KATHRADA: But both of them are very good.

MANDELA: Very good men.

KATHRADA: Poppies was, was really the expert in car, car theft.

MANDELA: I believe so, yes.

KATHRADA: Then, of course, he used to sell back-door goods to the Indians. [
both laugh
] He used to name them to me, who the Indians were, and I knew them all.

MANDELA:
Yes?

KATHRADA: Poppies used to supply them with stuff.

MANDELA:
Hey
, that was an excellent chap, man.
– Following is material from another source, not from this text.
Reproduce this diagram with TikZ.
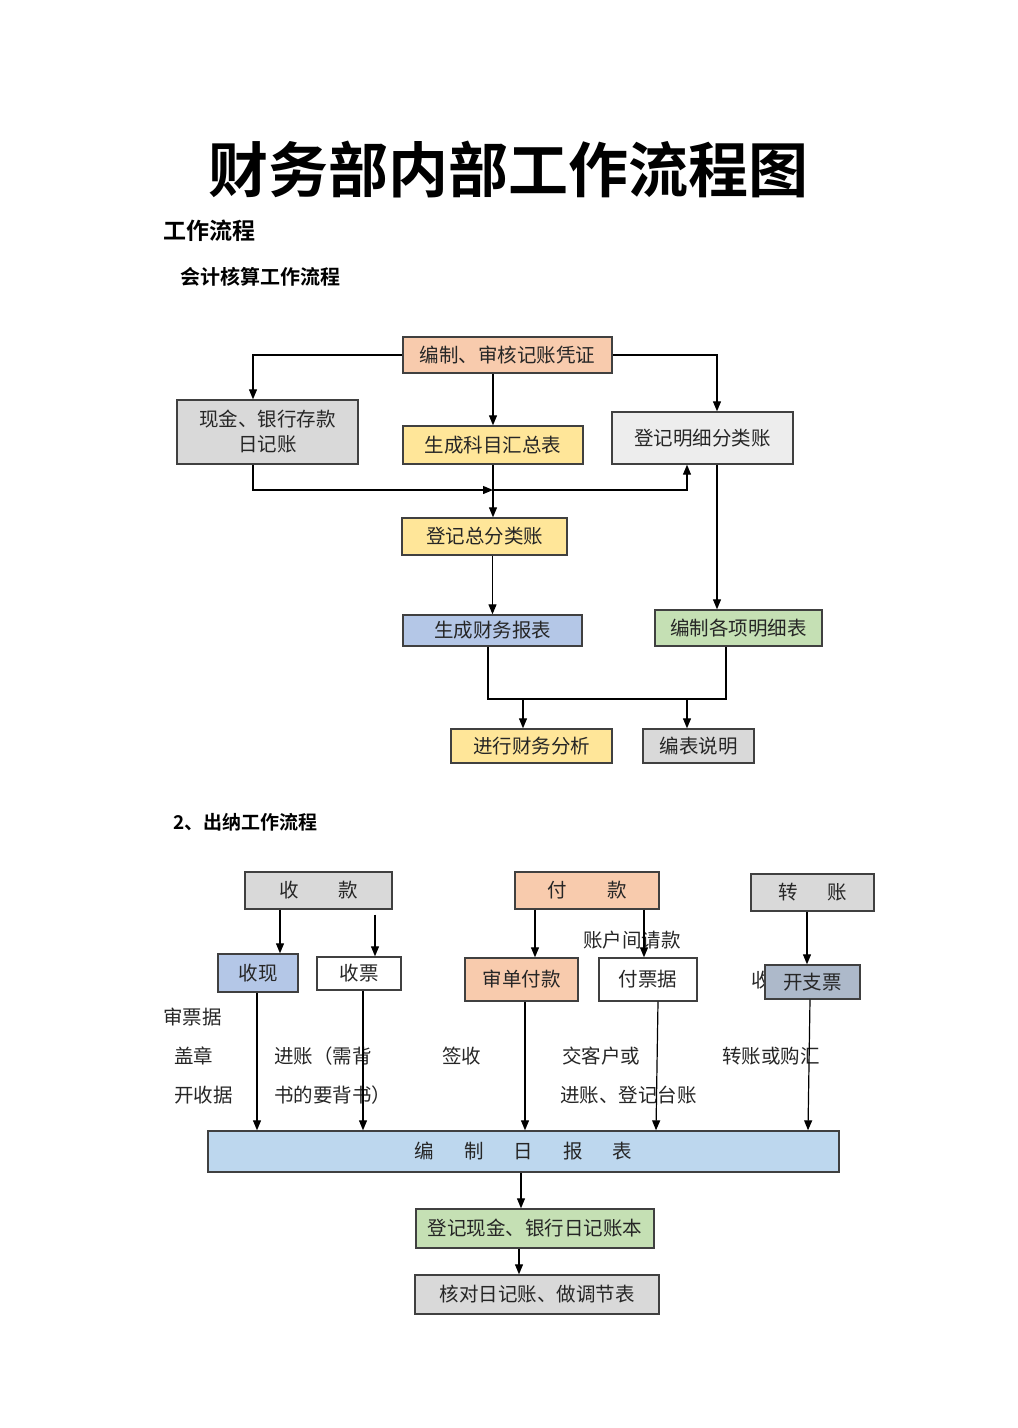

It’s a pity that he died.

KATHRADA: He
died
?

MANDELA: Yes, he was shot.

KATHRADA: Poppies?

MANDELA: Yes.

KATHRADA: Oh.

MANDELA: Yes, shortly after he had come out, they shot him.

KATHRADA: Oh, I see.

MANDELA: In Meadowlands.

KATHRADA: Ay, he was a very intelligent chap.
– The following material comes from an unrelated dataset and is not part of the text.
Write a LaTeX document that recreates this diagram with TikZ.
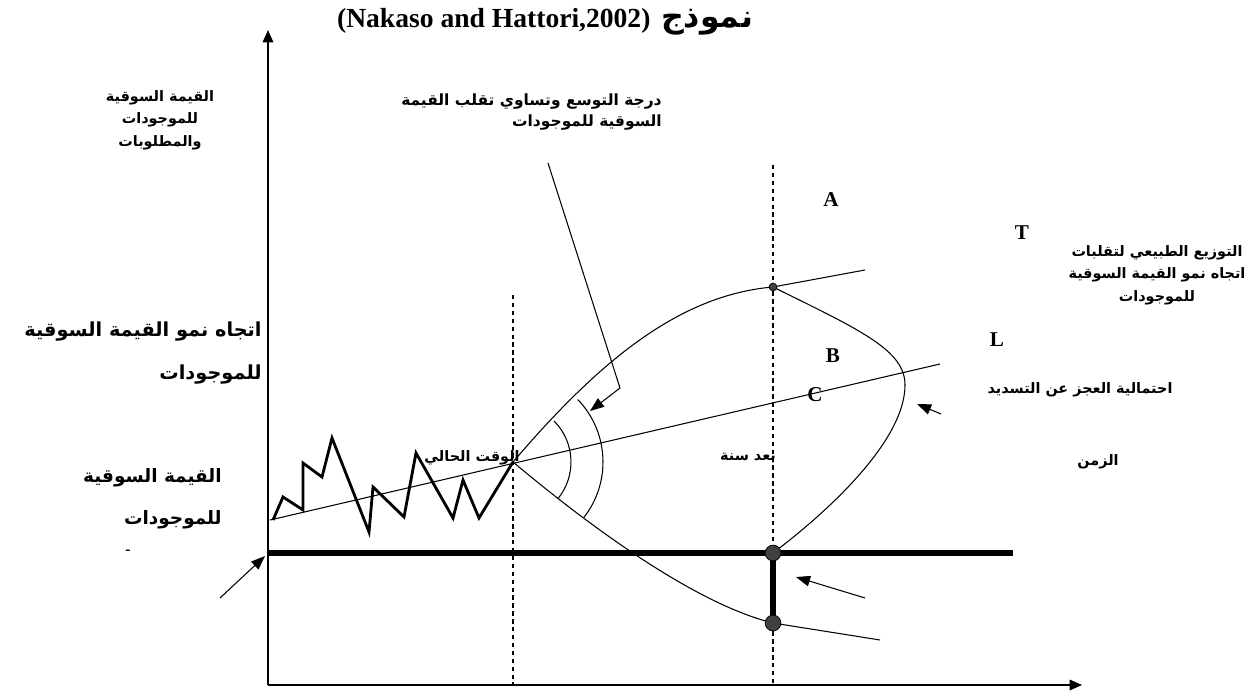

MANDELA: Very intelligent.

KATHRADA: Articulate fellow.

MANDELA: Mmm.

10. CONVERSATION WITH RICHARD STENGEL ABOUT SINGING IN PRISON

STENGEL: Singing was banned?

MANDELA: Yes, yes, yes, at first that is. Singing anywhere in prison especially when you are working…They took us to the quarry to dig lime. Now that is a very difficult operation because you use a pick. The lime is in layers of rock. You find a rock layer…and to get to the lime you have to
break
that layer…They
sent
us there, because they wanted to show us that to come to jail is not an easy thing, it’s not a
picnic
and you must never come to jail again. They wanted to
break
our spirits. So what we did was to sing freedom songs as we were working and
everybody
was inspired, you know; went through the work…with
high
morale, and then of course dancing to the music as we were working, you know? Then the authorities realized that…These chaps, you see, are too militant. They’re in high spirits and they say, ‘No singing as you are working.’ So you
really
felt the
toughness
of the work…And of course, they had a regulation in the disciplinary code which banned singing, [and] they enforced it…Although we listened to them…when we went back to our cells, especially on the eve of Christmas and New Year, we organised singing concerts and we sang. So they eventually got used to that.